Молодая пара поселилась в Иерусалиме. Каждое утро, на балконе, за чашкой кофе Морис слушал длинные монологи своей супруги. Она никогда не говорила о будущем семьи, об их совместной жизни. Она упоенно рассказывала о рабочем сионизме, о коллективной ответственности, о грядущем возрождении, о кознях ревизионистов. Высказавшись, Голда целовала мужа и убегала заниматься сионистскими делами до поздней ночи.
Морис грустно плелся в комнату и слушал на граммофоне Девятую симфонию Бетховена. У них родилось двое детей, но это не отучило молодую мать пропадать до полуночи на собраниях. Морис еще пробовал говорить с ней о детях, книгах, искусстве, музыке. В ответ он слышал — «Сионизм, сионизм, сионизм…»
Наконец, этот обреченный брак распался.
В автобиографической книге «Моя жизнь» Голда пишет: «Я должна была оставаться собой.
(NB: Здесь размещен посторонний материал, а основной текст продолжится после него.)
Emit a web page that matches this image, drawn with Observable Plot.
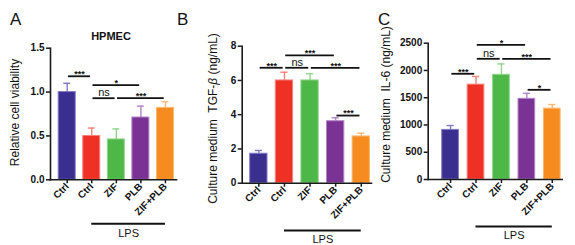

Не могла меняться. Поэтому муж не нашел во мне той женщины, которая была ему нужна».
Голда забрала маленьких Сарру и Менахема и переехала в Тель-Авив.
Морис остался один в иерусалимской квартире. По субботам он приезжал в Тель-Авив, рассказывал детям сказки, говорил с ними о музыке. Морис Меерсон скончался в 1951 году. Голды не было на похоронах — она находилась в заграничной командировке.
Молодая мать, оставшаяся с двумя детьми, все свое время проводила на заседаниях, собраниях и конференциях. Руководители рабочего сионистского движения очень быстро оценили ее энергию, способности, упорство, ум, прекрасный английский и западный лоск, которого им самим так не хватало. Ее часто посылали в Америку, откуда она возвращалась с полным чемоданом чеков. Голда умела вышибать слезу у американских евреев и заставить их раскошелиться. Она знала их психологию.